W końcowej części obrad formułowano wolne wnioski i tak :

Bogdan Grzechnik (GIG). Zaapelował o zmniejszenie dysproporcji czasowych pomiędzy czasokresem wykonania prac geodezyjnych, a czynnościami administracyjnymi, które często stanowią wielokrotność realizacji projektu. Rozrost administracji w żadnej mierze nie gwarantuje przyspieszenia czasu rejestracji dokumentów.

Florian Romanowski (PGK).
1. Należy użyć wszelkich metod i wpływów by powstał samorząd zawodowy geodetów, jako silny reprezentant naszej branży. Bez takiej reprezentacji nie mamy szansy w sposób skuteczny forsować naszych racji na szczeblu państwowym.

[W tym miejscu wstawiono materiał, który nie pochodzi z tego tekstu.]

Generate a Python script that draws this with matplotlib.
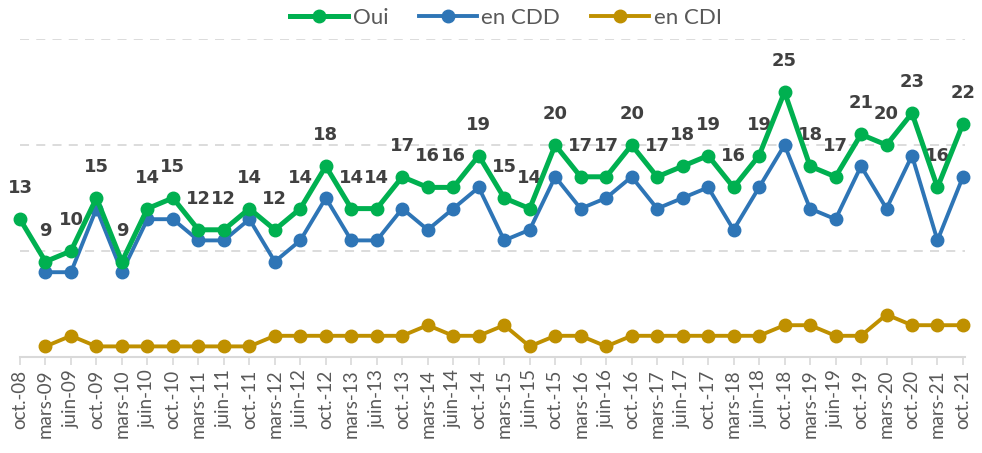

2. Należy wypracować skuteczną metodę oddziaływania na bardziej efektywną pracę odgik.
3. Wszelkimi metodami dążyć do likwidacji powiatów jako skostniałych i korupcjogennych struktur, marnotrawiących środki publiczne.
4. Dołożyć wszelkich starań do wyeliminowania najniższej ceny w przetargu, jako warunku jego wygrania. Powinny być stworzone takie zapisy, które preferują jakość.

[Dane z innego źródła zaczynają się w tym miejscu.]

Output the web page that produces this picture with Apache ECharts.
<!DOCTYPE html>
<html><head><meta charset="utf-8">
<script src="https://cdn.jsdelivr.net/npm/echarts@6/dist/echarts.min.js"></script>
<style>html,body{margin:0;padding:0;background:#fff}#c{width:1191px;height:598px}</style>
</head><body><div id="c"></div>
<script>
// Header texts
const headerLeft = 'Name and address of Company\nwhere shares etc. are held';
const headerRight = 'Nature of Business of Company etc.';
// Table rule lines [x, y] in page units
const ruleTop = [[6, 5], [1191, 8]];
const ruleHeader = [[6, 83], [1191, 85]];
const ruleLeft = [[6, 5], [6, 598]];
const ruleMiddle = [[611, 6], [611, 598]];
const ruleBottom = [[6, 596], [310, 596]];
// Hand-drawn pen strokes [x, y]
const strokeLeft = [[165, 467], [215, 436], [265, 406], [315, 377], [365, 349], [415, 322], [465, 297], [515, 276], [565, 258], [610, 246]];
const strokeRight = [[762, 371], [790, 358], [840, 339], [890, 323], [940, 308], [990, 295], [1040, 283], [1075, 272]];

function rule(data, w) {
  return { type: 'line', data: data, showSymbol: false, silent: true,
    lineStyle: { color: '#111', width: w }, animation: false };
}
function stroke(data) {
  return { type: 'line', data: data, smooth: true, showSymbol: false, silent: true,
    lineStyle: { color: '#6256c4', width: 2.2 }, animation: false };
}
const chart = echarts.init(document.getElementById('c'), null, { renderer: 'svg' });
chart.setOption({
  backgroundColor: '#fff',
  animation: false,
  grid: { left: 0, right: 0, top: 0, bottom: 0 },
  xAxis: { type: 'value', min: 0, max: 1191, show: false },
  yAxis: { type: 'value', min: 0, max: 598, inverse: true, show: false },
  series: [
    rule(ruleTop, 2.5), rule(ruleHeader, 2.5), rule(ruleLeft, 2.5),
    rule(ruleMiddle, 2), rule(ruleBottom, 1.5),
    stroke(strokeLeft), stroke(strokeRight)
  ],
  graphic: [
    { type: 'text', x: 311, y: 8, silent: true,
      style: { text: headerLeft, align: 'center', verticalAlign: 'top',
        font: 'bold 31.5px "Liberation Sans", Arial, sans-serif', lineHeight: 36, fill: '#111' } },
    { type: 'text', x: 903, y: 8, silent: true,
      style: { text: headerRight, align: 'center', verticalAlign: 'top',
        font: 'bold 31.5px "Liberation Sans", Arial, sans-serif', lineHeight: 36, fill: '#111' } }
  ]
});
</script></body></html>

5. Przeciwstawić się nadawaniu urzędnikom uprawnień zawodowych.

fragment z wystąpienia pana Klocka

Utworzyliśmy porozumienie trzech organizacji i GUGiK-u. Z góry wiedzieliśmy, że nie uda się w ramach porozumienia przeprowadzić wszystkich reform. Nie sądziliśmy jednak, że pomiędzy naszymi trzema organizacjami mogą być różnice fundamentalne, które powodują, że zawód nasz jest coraz bardziej spychany na margines. Nikt nas nie zaprasza do uzgadniania projektów przepisów prawnych będących na wokandzie sejmowej.

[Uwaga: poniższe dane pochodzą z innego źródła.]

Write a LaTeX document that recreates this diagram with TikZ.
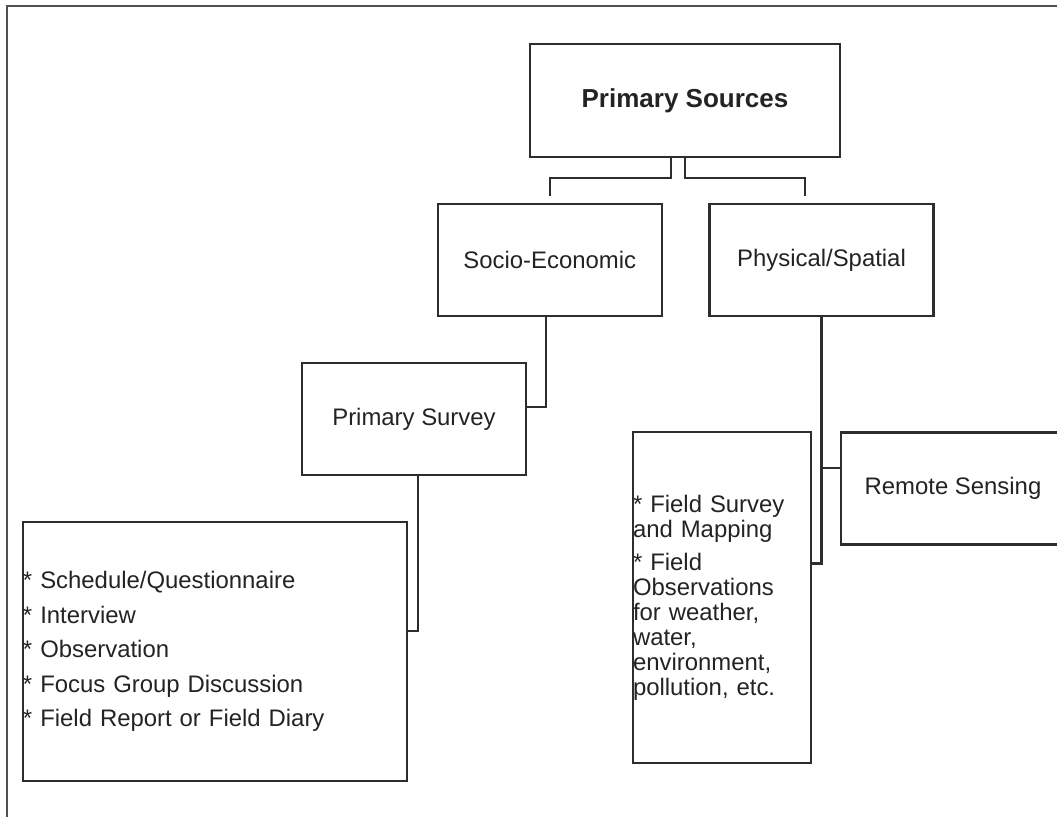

Musimy wpychać się, żeby dostać się przed oblicze lub podjąć próbę dokonania uzgodnień. Brak samorządu zawodowego jest bardzo odczuwalny. Nie możemy z jego powołaniem czekać. Wszystko jest w naszych, czyli naszych trzech organizacji rękach i też nam nie wychodzi. Czemu wobec tego inni mają nam sprzyjać. Wiem, że GIG planuje konferencję w tej sprawie. Zastanawiamy się nad sensem konferencji jak nie ma wspólnej woli powołania samorządu. Konferencja jest ostatnim miejscem, w którym możemy się dogadać. Mamy wrażenie, że szczególnie w ostatnim roku najważniejszą sprawą, która bulwersuje środowisko są uprawnienia zawodowe. Sprawa na pewno ważna, ale czy musi aż tak nas zajmować. Okazuje się, że musi, bo jest to też pole do zagospodarowania.